Only the geolocation bill passed both chambers of the General
Assembly. Maisch criticized the Geolocation Privacy Protection Act,
as “creat[ing] solutions to problems that don’t exist, then
pass[ing] along the costs to consumers, … benefitting Illinois’
legal community at the expense of everyone else.” Rauner vetoed the
bill in September, explaining it would have contributed “to
Illinois’ existing burden of red tape … [and] hurt Illinois’ growing
reputation as a destination for innovation-based job creation.”

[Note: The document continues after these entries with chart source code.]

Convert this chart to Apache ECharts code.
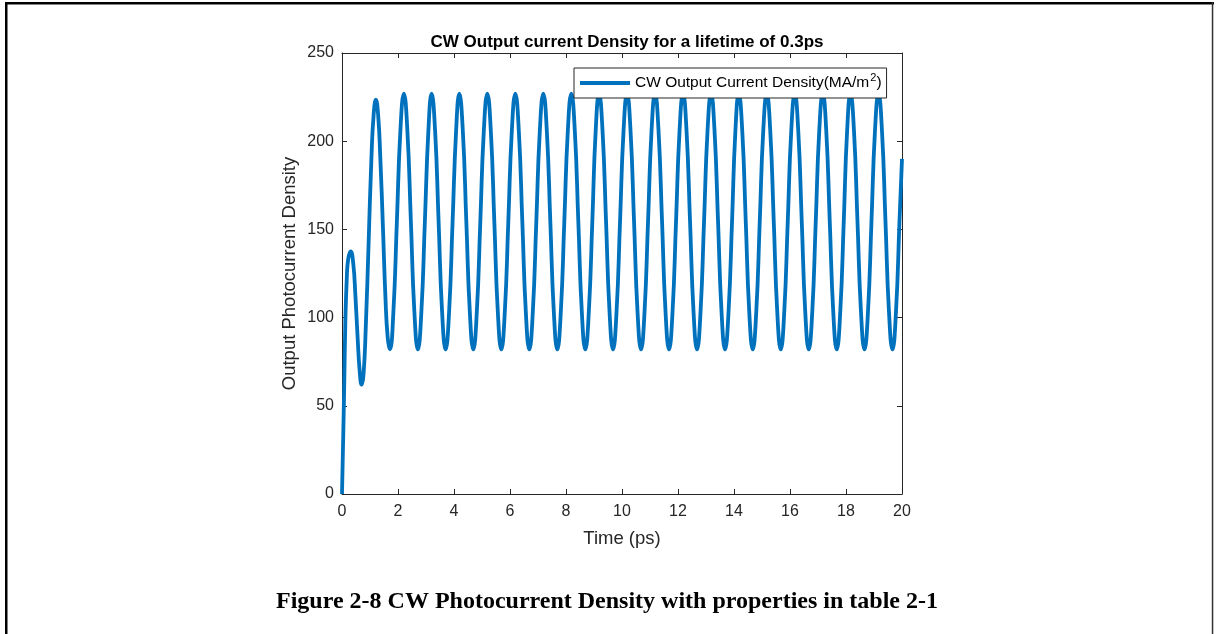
<!DOCTYPE html>
<html>
<head>
<meta charset="utf-8">
<title>CW Output current Density</title>
<script src="https://cdn.jsdelivr.net/npm/echarts@6/dist/echarts.min.js"></script>
<style>
  html, body { margin: 0; padding: 0; background: #ffffff; }
  #chart { width: 1219px; height: 634px; }
</style>
</head>
<body>
<div id="chart"></div>
<script>
// Time samples (ps): start-up transient, then one row per oscillation (peak to next peak)
const timePs = [
  0, 0.04, 0.08, 0.12, 0.17, 0.22, 0.31, 0.40, 0.48, 0.56, 0.63, 0.70, 0.77, 0.85, 0.95,
  1.05, 1.13, 1.21, 1.29, 1.37, 1.46, 1.55, 1.63, 1.71, 1.835, 1.96, 2.085,
  2.21, 2.335, 2.46, 2.585, 2.71, 2.835, 2.96, 3.085,
  3.20, 3.325, 3.45, 3.575, 3.70, 3.825, 3.95, 4.075,
  4.19, 4.315, 4.44, 4.565, 4.69, 4.815, 4.94, 5.065,
  5.19, 5.315, 5.44, 5.565, 5.69, 5.815, 5.94, 6.065,
  6.19, 6.315, 6.44, 6.565, 6.69, 6.815, 6.94, 7.065,
  7.19, 7.315, 7.44, 7.565, 7.69, 7.815, 7.94, 8.065,
  8.19, 8.315, 8.44, 8.565, 8.69, 8.815, 8.94, 9.06,
  9.18, 9.305, 9.43, 9.555, 9.68, 9.805, 9.93, 10.055,
  10.18, 10.305, 10.43, 10.555, 10.68, 10.805, 10.93, 11.055,
  11.18, 11.305, 11.43, 11.555, 11.68, 11.805, 11.93, 12.055,
  12.18, 12.305, 12.43, 12.555, 12.68, 12.805, 12.93, 13.055,
  13.18, 13.305, 13.43, 13.555, 13.68, 13.805, 13.93, 14.05,
  14.17, 14.295, 14.42, 14.545, 14.67, 14.795, 14.92, 15.045,
  15.17, 15.295, 15.42, 15.545, 15.67, 15.795, 15.92, 16.045,
  16.17, 16.295, 16.42, 16.545, 16.67, 16.795, 16.92, 17.045,
  17.17, 17.295, 17.42, 17.545, 17.67, 17.795, 17.92, 18.04,
  18.16, 18.285, 18.41, 18.535, 18.66, 18.785, 18.91, 19.035,
  19.16, 19.285, 19.41, 19.535, 19.66, 19.785, 19.91,
  20
];

// Output photocurrent density (MA/m^2) at each time sample
const density = [
  0, 30, 62, 98, 122, 133, 137.5, 131, 112, 88, 70, 62, 68, 95, 142,
  190, 215, 223.5, 215, 190, 152, 112, 89, 82, 103.2, 154.5, 205.8,
  227, 205.8, 154.5, 103.2, 82, 103.2, 154.5, 205.8,
  227, 205.8, 154.5, 103.2, 82, 103.2, 154.5, 205.8,
  227, 205.8, 154.5, 103.2, 82, 103.2, 154.5, 205.8,
  227, 205.8, 154.5, 103.2, 82, 103.2, 154.5, 205.8,
  227, 205.8, 154.5, 103.2, 82, 103.2, 154.5, 205.8,
  227, 205.8, 154.5, 103.2, 82, 103.2, 154.5, 205.8,
  227, 205.8, 154.5, 103.2, 82, 103.2, 154.5, 205.8,
  227, 205.8, 154.5, 103.2, 82, 103.2, 154.5, 205.8,
  227, 205.8, 154.5, 103.2, 82, 103.2, 154.5, 205.8,
  227, 205.8, 154.5, 103.2, 82, 103.2, 154.5, 205.8,
  227, 205.8, 154.5, 103.2, 82, 103.2, 154.5, 205.8,
  227, 205.8, 154.5, 103.2, 82, 103.2, 154.5, 205.8,
  227, 205.8, 154.5, 103.2, 82, 103.2, 154.5, 205.8,
  227, 205.8, 154.5, 103.2, 82, 103.2, 154.5, 205.8,
  227, 205.8, 154.5, 103.2, 82, 103.2, 154.5, 205.8,
  227, 205.8, 154.5, 103.2, 82, 103.2, 154.5, 205.8,
  227, 205.8, 154.5, 103.2, 82, 103.2, 154.5, 205.8,
  227, 205.8, 154.5, 103.2, 82, 103.2, 154.5,
  190
];

const xTicks = [0, 2, 4, 6, 8, 10, 12, 14, 16, 18, 20];
const yTicks = [0, 50, 100, 150, 200, 250];

const titleText = 'CW Output current Density for a lifetime of 0.3ps';
const xName = 'Time (ps)';
const yName = 'Output Photocurrent Density';
const seriesName = 'CW Output Current Density(MA/m2)';
const captionText = 'Figure 2-8 CW Photocurrent Density with properties in table 2-1';

const axisColor = '#262626';
const lineColor = '#0072BD';
const sans = '"Liberation Sans", Arial, Helvetica, sans-serif';

const points = timePs.map((t, i) => [t, density[i]]);

const chart = echarts.init(document.getElementById('chart'), null, { renderer: 'canvas' });

// Shared style for the four sides of the axes box (ticks point inward)
function boxAxis(extra) {
  return Object.assign({
    type: 'value',
    axisLine: { show: true, onZero: false, lineStyle: { color: axisColor, width: 1 } },
    axisTick: { show: true, inside: true, length: 5, lineStyle: { color: axisColor, width: 1 } },
    splitLine: { show: false }
  }, extra);
}

chart.setOption({
  animation: false,
  backgroundColor: '#ffffff',
  title: {
    text: titleText,
    left: 622,
    textAlign: 'center',
    top: 29,
    textStyle: { fontFamily: sans, fontSize: 17, fontWeight: 'bold', color: '#000000' }
  },
  grid: { left: 342, right: 317, top: 53, bottom: 140, containLabel: false },
  legend: {
    data: [seriesName],
    left: 574,
    top: 68,
    icon: 'rect',
    itemWidth: 50,
    itemHeight: 4,
    itemGap: 5,
    padding: [4, 5, 4, 6],
    backgroundColor: '#ffffff',
    borderColor: axisColor,
    borderWidth: 1,
    borderRadius: 0,
    formatter: () => '{t|CW Output Current Density(MA/m}{s|2}{t|)}',
    textStyle: {
      color: '#000000',
      rich: {
        t: { fontFamily: sans, fontSize: 15.5, color: '#000000', lineHeight: 21 },
        s: { fontFamily: sans, fontSize: 11, color: '#000000', padding: [0, 0, 11, 1], lineHeight: 21 }
      }
    }
  },
  xAxis: [
    boxAxis({
      min: xTicks[0], max: xTicks[xTicks.length - 1], interval: 2,
      position: 'bottom',
      name: xName, nameLocation: 'middle', nameGap: 35,
      nameTextStyle: { fontFamily: sans, fontSize: 18.5, color: axisColor },
      axisLabel: { show: true, margin: 10, fontFamily: sans, fontSize: 16, color: axisColor }
    }),
    boxAxis({
      min: xTicks[0], max: xTicks[xTicks.length - 1], interval: 2,
      position: 'top',
      axisLabel: { show: false }
    })
  ],
  yAxis: [
    boxAxis({
      min: yTicks[0], max: yTicks[yTicks.length - 1], interval: 50,
      position: 'left',
      name: yName, nameLocation: 'middle', nameGap: 43, nameRotate: 90,
      nameTextStyle: { fontFamily: sans, fontSize: 18.5, color: axisColor },
      axisLabel: { show: true, margin: 8, fontFamily: sans, fontSize: 16, color: axisColor }
    }),
    boxAxis({
      min: yTicks[0], max: yTicks[yTicks.length - 1], interval: 50,
      position: 'right',
      axisLabel: { show: false }
    })
  ],
  series: [{
    name: seriesName,
    type: 'line',
    xAxisIndex: 0,
    yAxisIndex: 0,
    data: points,
    smooth: 0.5,
    showSymbol: false,
    symbol: 'none',
    lineStyle: { color: lineColor, width: 3.8, join: 'round', cap: 'butt' },
    itemStyle: { color: lineColor },
    clip: true
  }],
  graphic: [
    // page frame
    { type: 'rect', shape: { x: 5, y: 2, width: 2.5, height: 640 }, style: { fill: '#000000' }, silent: true },
    { type: 'rect', shape: { x: 5, y: 2, width: 1209, height: 2.5 }, style: { fill: '#000000' }, silent: true },
    { type: 'rect', shape: { x: 1211.8, y: 2, width: 1.5, height: 640 }, style: { fill: '#333333' }, silent: true },
    // figure caption
    {
      type: 'text',
      x: 607,
      y: 602,
      style: {
        text: captionText,
        font: 'bold 24px "Liberation Serif", "Times New Roman", serif',
        fill: '#000000',
        align: 'center',
        verticalAlign: 'middle'
      },
      silent: true
    }
  ]
});
</script>
</body>
</html>
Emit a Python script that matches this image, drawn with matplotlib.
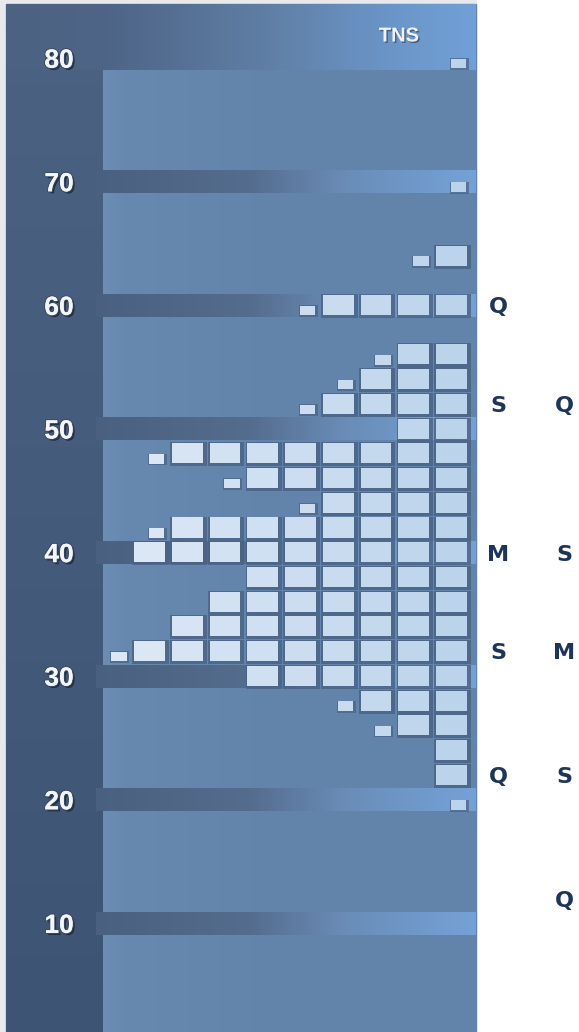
import matplotlib
matplotlib.use('Agg')
import matplotlib.pyplot as plt
import matplotlib.patheffects as pe
from matplotlib.colors import LinearSegmentedColormap, to_rgb
from matplotlib.patches import Rectangle
import numpy as np

# Données : une rangée de blocs tous les 2 points, comptés depuis la colonne de droite
levels = [80, 70, 64, 60, 56, 54, 52, 50, 48, 46, 44, 42, 40, 38, 36, 34, 32, 30, 28, 26, 24, 22, 20]
full_blocks = [0, 0, 1, 4, 2, 3, 4, 2, 8, 6, 4, 8, 9, 6, 7, 8, 9, 6, 3, 2, 1, 1, 0]
half_block = [1, 1, 1, 1, 1, 1, 1, 0, 1, 1, 1, 1, 0, 0, 0, 0, 1, 0, 1, 1, 0, 0, 1]

ticks = [10, 20, 30, 40, 50, 60, 70, 80]
source = 'TNS'

# lettres à droite du panneau
letter_levels = [60, 52, 40, 32, 22, 12]
letters_first = ['Q', 'S', 'M', 'S', 'Q', '']
letters_second = ['', 'Q', 'S', 'M', 'S', 'Q']

n_cols = 9

# conversion pixels -> coordonnées (colonnes / points) pour le décor
def px_x(px):
    return (px - 111.75) / 37.75

def px_y(py):
    return (1047 - py) / 12.36

fig = plt.figure(figsize=(5.79, 10.32), dpi=100, facecolor='white')
ax = fig.add_axes([0, 0, 1, 1])
ax.axis('off')

# Fond : cadre gris + panneau bleu
ax.add_patch(Rectangle((px_x(0), px_y(1032)), px_x(476) - px_x(0), px_y(0) - px_y(1032),
                       color='#e7e9ec', zorder=0))
ax.add_patch(Rectangle((px_x(6), px_y(1032)), px_x(476) - px_x(6), px_y(4) - px_y(1032),
                       color='#6384ab', zorder=0.5))

def gradient(extent, colors, horizontal=True, z=1):
    cmap = LinearSegmentedColormap.from_list('g', colors)
    g = np.linspace(0, 1, 256)
    img = g[None, :] if horizontal else g[:, None]
    ax.imshow(img, extent=extent, cmap=cmap, aspect='auto', origin='lower',
              interpolation='bilinear', zorder=z)

# panneaux intérieurs (légèrement plus clairs à gauche)
gradient([px_x(103), px_x(476), px_y(1032), px_y(4)],
         [(0, '#6c8db4'), (0.05, '#6789b0'), (0.4, '#6385ac'), (1, '#6283aa')], z=0.8)
# bande sombre de gauche
gradient([px_x(6), px_x(103), px_y(1032), px_y(4)],
         [(0, '#3e5475'), (1, '#4b6283')], horizontal=False, z=1)

# bandes horizontales à chaque dizaine
band_colors = [(0, '#4a6081'), (0.4, '#546c8d'), (0.66, '#6a8db8'), (1, '#74a2d7')]
for t in ticks[:-1]:
    gradient([px_x(96), px_x(476), t - 0.93, t + 0.93], band_colors, z=1.2)
# en-tête (bande de 80 jusqu'en haut)
gradient([px_x(6), px_x(476), ticks[-1] - 0.93, px_y(4)],
         [(0, '#4b6283'), (0.22, '#4e6587'), (0.55, '#5f7ea4'), (0.8, '#6a94c6'), (1, '#71a0d7')],
         z=1.2)

# Blocs
c_left = np.array(to_rgb('#dbe7f5'))
c_right = np.array(to_rgb('#bcd3ec'))
def block_color(c):
    f = (c - 1) / (n_cols - 1)
    return tuple(c_left * (1 - f) + c_right * f)

for v, n, h in zip(levels, full_blocks, half_block):
    cols = list(range(n_cols + 1 - n, n_cols + 1))
    if n:
        ax.bar([c + 0.03 for c in cols], 1.95, bottom=v - 1.03, width=0.97,
               color='#4a6284', alpha=0.8, zorder=2)
        ax.bar(cols, 1.62, bottom=v - 0.78, width=0.81,
               color=[block_color(c) for c in cols], zorder=3)
    if h:
        c = n_cols - n
        ax.bar(c + 0.21, 0.95, bottom=v - 0.95, width=0.5,
               color='#4a6284', alpha=0.7, zorder=2)
        ax.bar(c + 0.19, 0.76, bottom=v - 0.8, width=0.41,
               color=block_color(max(c, 1)), zorder=3)

# Textes
shadow = [pe.SimplePatchShadow(offset=(1.5, -1.5), shadow_rgbFace='#1a2535', alpha=0.8),
          pe.withStroke(linewidth=1.5, foreground='#3a4a60'), pe.Normal()]
for t in ticks:
    ax.text(px_x(59), t, str(t), ha='center', va='center_baseline', color='#f3f5f8',
            fontsize=19, fontweight='bold', family='Liberation Sans', path_effects=shadow,
            zorder=5)
ax.text(px_x(399), px_y(34), source, ha='center', va='center_baseline', color='#eef2f7',
        fontsize=14.5, fontweight='bold', family='Liberation Sans',
        path_effects=[pe.SimplePatchShadow(offset=(1, -1), shadow_rgbFace='#2a3a50', alpha=0.6),
                      pe.Normal()], zorder=5)

for v, a, b in zip(letter_levels, letters_first, letters_second):
    ax.text(px_x(498), v, a, ha='center', va='center_baseline', color='#1d3557',
            fontsize=16, fontweight='bold', family='DejaVu Sans', zorder=5)
    ax.text(px_x(564), v, b, ha='center', va='center_baseline', color='#1d3557',
            fontsize=16, fontweight='bold', family='DejaVu Sans', zorder=5)

ax.set_xlim(px_x(0), px_x(579))
ax.set_ylim(px_y(1032), px_y(0))

fig.savefig('out.png', dpi=100, facecolor='white')
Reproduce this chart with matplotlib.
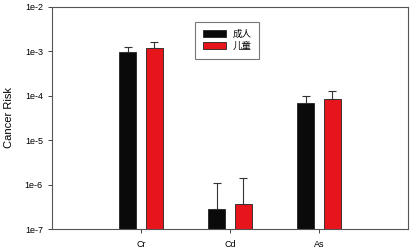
import numpy as np
import matplotlib.pyplot as plt

plt.rcParams['font.family'] = ['Liberation Sans', 'Noto Sans CJK SC', 'DejaVu Sans']

elements = ['Cr', 'Cd', 'As']
adult = [9.5e-4, 2.8e-7, 6.8e-5]
child = [1.19e-3, 3.6e-7, 8.6e-5]
adult_top = [1.26e-3, 1.1e-6, 9.7e-5]
child_top = [1.63e-3, 1.43e-6, 1.26e-4]
yticks = [1e-7, 1e-6, 1e-5, 1e-4, 1e-3, 1e-2]
ytick_labels = ['1e-7', '1e-6', '1e-5', '1e-4', '1e-3', '1e-2']

adult = np.array(adult)
child = np.array(child)
adult_err = [np.zeros(3), np.array(adult_top) - adult]
child_err = [np.zeros(3), np.array(child_top) - child]

x = np.arange(1, len(elements) + 1)
w = 0.19

fig = plt.figure(figsize=(4.15, 2.5), dpi=100)
ax = fig.add_axes([0.125, 0.084, 0.858, 0.888])

ax.bar(x - 0.15, adult, w, color='#0a0a0a', edgecolor='#222222', linewidth=0.6,
       label='成人', yerr=adult_err, capsize=3,
       error_kw=dict(ecolor='#333333', elinewidth=0.8, capthick=0.8))
ax.bar(x + 0.15, child, w, color='#e8141c', edgecolor='#222222', linewidth=0.6,
       label='儿童', yerr=child_err, capsize=3,
       error_kw=dict(ecolor='#333333', elinewidth=0.8, capthick=0.8))

ax.set_yscale('log')
ax.set_ylim(1e-7, 1e-2)
ax.set_yticks(yticks)
ax.set_yticklabels(ytick_labels)
ax.minorticks_off()
ax.set_xlim(0, 4)
ax.set_xticks(x)
ax.set_xticklabels(elements)
ax.tick_params(axis='both', labelsize=6.5, length=3, width=0.7, color='#444444')
ax.tick_params(axis='x', pad=5)
ax.set_ylabel('Cancer Risk', fontsize=8, labelpad=8)
for s in ax.spines.values():
    s.set_color('#555555')
    s.set_linewidth(0.8)

leg = ax.legend(loc='upper left', bbox_to_anchor=(0.39, 0.955), fontsize=6.8,
                frameon=True, fancybox=False, handlelength=2.4, handleheight=0.75,
                borderpad=0.8, labelspacing=0.35, handletextpad=0.7)
leg.get_frame().set_edgecolor('#555555')
leg.get_frame().set_linewidth(0.8)

fig.savefig('out.png', dpi=100)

Some have urged an override of the governor’s veto of the
geolocation privacy bill. Among the proponents of an override is the
Digital Privacy Alliance, a digital privacy advocacy group whose
board members include a partner at Edelson PC, the law firm that has
brought several privacy-law class-action lawsuits, including some
under the BIPA. In an op-ed in The State Journal-Register, Jeff
Hamburg, the policy director for the Digital Privacy Alliance, notes
the geolocation bill vetoed by Rauner only allows the attorney
general or a state’s attorney to enforce it and thus does not
encourage “court-clogging litigation.” Yet Hamburg does not mention
that the original version of the bill did indeed allow individuals
to sue and collect the greater of $1,000 or actual damages, along
with attorney’s fees. Nor does Hamburg explain that state’s
attorneys and the attorney general could themselves file geolocation
privacy lawsuits against companies – and hire private attorneys to
conduct them.
While privacy concerns in the internet age are real, the flood of
potentially devastating class-action litigation against Illinois
employers and tech companies should give lawmakers pause. There’s no
doubt Illinoisans need more, not fewer, job opportunities. If the
state is as eager to put out the welcome mat for innovators and job
creators as some of its leaders would suggest, the General Assembly
should think twice before passing a bevy of new digital regulations
that could increase costs and compliance burdens for companies.